Bush's problem is that the plan has run into opposition in Congress. His appeal to the nation was to get the people on his side so not only would they accept that the colossal sum of $800 billion would indeed have to be spent, but also that they would tell their Congressmen in no uncertain fashion that is what they want. It was a manoeuvre to help him to draw the sting from the opposition. He needs to do this for both economic and political reasons. It is not just the economy that is suffering. It will not have escaped his notice that each day this crisis runs, the more it damages the chances of a Republican win in the November elections. It is important that he be seen to be doing something and what better way to get the people behind him, than by scaring them rigid? It worked in the wake of 9/11 after all.
But the Bush version of Apocalypse Now ignores that the plan has two kinds of opponent. In one camp are the mainly Republican diehards who believe it is wrong in principle to use public money to bail out the private sector, however bad the consequences for innocent bystanders in letting the banks go to the wall. These people might be swayed by a voter backlash. The second camp is different. It accepts a taxpayer-funded rescue is necessary but does not think this Paulson plan is the best way to go about it.
There is indeed an inconsistency at the plan's heart. The banks' problem is that no one knows what these poor-quality assets are worth. So how much does the Treasury pay for them? If the price is rock bottom, it will be too low to help the banks and they will go bust anyway. If the price is too high it gets the banks right off the hook but it dumps all the rubbish and losses in the lap of the taxpayer.

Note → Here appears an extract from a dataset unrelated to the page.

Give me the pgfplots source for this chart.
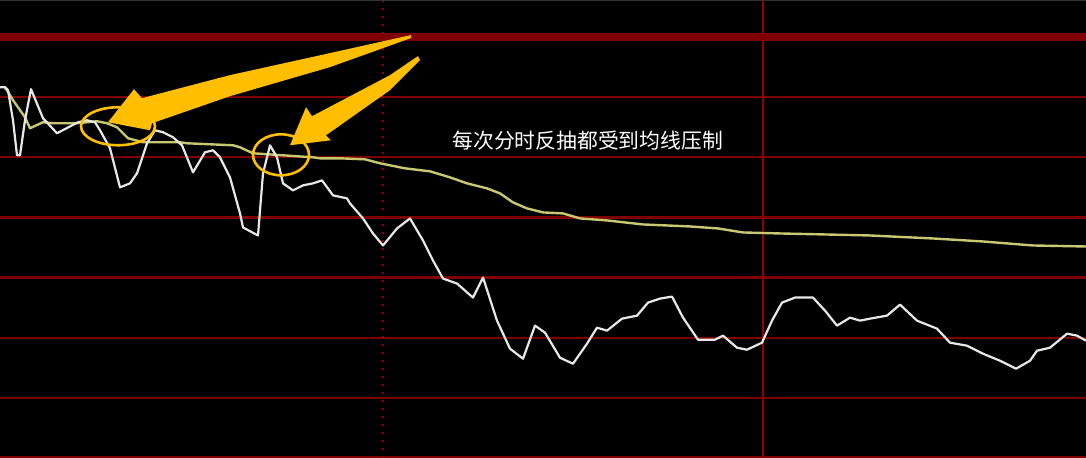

The favoured alternative plan - so far resisted by Paulson - is to leave the assets where they are but for that $800 billion, or an equivalent sum, to be injected into the banks as new equity. This injection of capital would help by giving people confidence in the ability of banks to withstand the losses while giving the taxpayer a stake in the upside as the banks returned to health.
What actually happens will no doubt be thrashed out over the next few days, and that at bottom is probably what the President wants. He probably does not care much how the rescue is structured provided it works. That goes for the rest of us too. You don't have to share the Bush vision of a return to the Thirties to believe that these are difficult times. But while a downturn is inevitable, a disaster certainly is not.